What challenge/task/principle would you charge the rest of the elections community to carry on in your honor?
While this applies to all election officials it applies most to election officials in college towns. I have always believed that I am the gatekeeper to young people’s entry in the election process. A good or bad experience the first time someone votes will carry with them throughout their life. If I fail to provide a good voting experience to a first time voters they may never return to the process. That is a responsibility we must all take seriously.
What will you miss most about being the Boone County clerk?
I worry my brain will atrophy without the constant stimulation that comes from always trying to create a better way of doing my work. Or frustrated if I think of something new that I cannot implement.
What advice would you give to someone just getting started in the election administration business?
Read, read, read, read. At least once a year your state’s election code cover to cover. Take advantage of all of the research that is now being done on the administration of elections – this did not exist when I started. As often as possible check out the business sections of NY Times and Wall Street Journal to find new technologies. And of course, check Electionline every day to see what is going on with election administrators all over the country.
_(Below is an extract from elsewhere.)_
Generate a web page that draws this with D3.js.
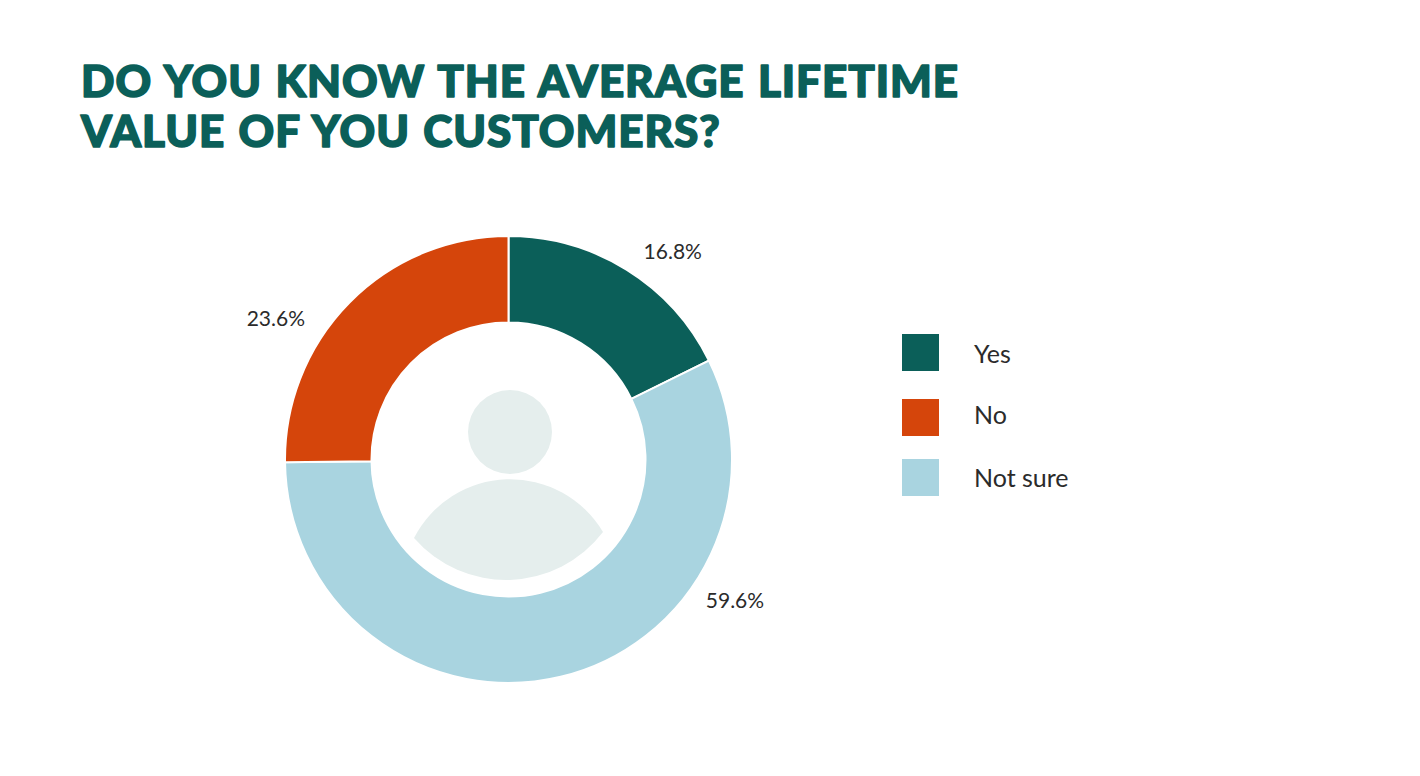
<!DOCTYPE html>
<html lang="en">
<head>
  <meta charset="UTF-8">
  <title>Average lifetime value</title>
  <style>
    html, body { margin: 0; background: #fff; }
  </style>
</head>
<body>
  <script src="https://d3js.org/d3.v7.min.js"></script>
  <script>
    const titleLines = ['DO YOU KNOW THE AVERAGE LIFETIME', 'VALUE OF YOU CUSTOMERS?'];
    const categories = ['Yes', 'Not sure', 'No'];
    // slice sizes as drawn, they differ a little from the printed labels
    const shares = [17.7, 57.1, 25.2];
    const labels = ['16.8%', '59.6%', '23.6%'];
    const legendOrder = ['Yes', 'No', 'Not sure'];

    const width = 1420;
    const height = 776;
    const cx = 508.5;
    const cy = 459.5;
    const outerR = 223.5;
    const innerR = 137;
    // degrees clockwise from the top, the labels don't sit on the slice middles
    const labelAngles = [38.3, 122, 301.2];
    const labelRadii = [265, 267, 272];
    const legendTops = [334, 399, 459];
    const legendTextY = [29, 25, 28];

    const color = d3.scaleOrdinal()
      .domain(['Yes', 'No', 'Not sure'])
      .range(['#0b5f59', '#d5450b', '#a9d4e0']);

    const svg = d3.select('body')
      .append('svg')
      .attr('width', width)
      .attr('height', height)
      .style('display', 'block');

    svg.append('g')
      .selectAll('text')
      .data(titleLines)
      .join('text')
      .attr('x', 81)
      .attr('y', (d, i) => 97 + i * 50)
      .attr('font-family', 'Lato')
      .attr('font-weight', 900)
      .attr('font-size', 44)
      .attr('letter-spacing', 0.95)
      .attr('word-spacing', 2)
      .attr('fill', '#0b5f59')
      .attr('stroke', '#0b5f59')
      .attr('stroke-width', 1.6)
      .attr('stroke-linejoin', 'round')
      .text(d => d);

    const ds = categories.map((name, i) => ({ name, share: shares[i], label: labels[i] }));
    const pie = d3.pie().sort(null).value(d => d.share);
    const arc = d3.arc().innerRadius(innerR).outerRadius(outerR);
    const arcs = pie(ds);

    const chart = svg.append('g')
      .attr('transform', `translate(${cx}, ${cy})`);

    chart.selectAll('path')
      .data(arcs)
      .join('path')
      .attr('d', arc)
      .attr('fill', d => color(d.data.name))
      .attr('stroke', '#fff')
      .attr('stroke-width', 2);

    chart.selectAll('text')
      .data(arcs)
      .join('text')
      .attr('transform', (d, i) => {
        const a = labelAngles[i] * Math.PI / 180;
        const spot = d3.arc().innerRadius(labelRadii[i]).outerRadius(labelRadii[i]);
        return `translate(${spot.centroid({ startAngle: a, endAngle: a })})`;
      })
      .attr('text-anchor', 'middle')
      .attr('dy', '0.35em')
      .attr('font-family', 'Lato')
      .attr('font-size', 21)
      .attr('fill', '#2b2b2b')
      .text(d => d.data.label);

    // person icon in the hole
    const icon = svg.append('g').attr('fill', '#e5eeed');
    icon.append('circle')
      .attr('cx', 510)
      .attr('cy', 432)
      .attr('r', 42);
    icon.append('path')
      .attr('d', 'M414,538 A108,108 0 0 1 603,532 A122,122 0 0 1 414,538 Z');

    const legend = svg.append('g')
      .selectAll('g')
      .data(legendOrder)
      .join('g')
      .attr('transform', (d, i) => `translate(902, ${legendTops[i]})`);

    legend.append('rect')
      .attr('width', 37)
      .attr('height', 37)
      .attr('fill', d => color(d));

    legend.append('text')
      .attr('x', 72)
      .attr('y', (d, i) => legendTextY[i])
      .attr('font-family', 'Lato')
      .attr('font-size', 25)
      .attr('fill', '#2b2b2b')
      .text(d => d);
  </script>
</body>
</html>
What’s next for you, besides sleeping in on the next election day?
Spending time with family and cherished friends – many of whom I have neglected horribly over the years.
A celebration of Noren’s life will take place on Saturday April 7 at 3 pm at The Ballroom of the Tiger Hotel, 23 South 8th Street, Columbia, Missouri. Contributions in Wendy’s memory can be made to the True Life Fund, PO Box 121, 2000 E. Broadway, Columbia, Mo. 65201.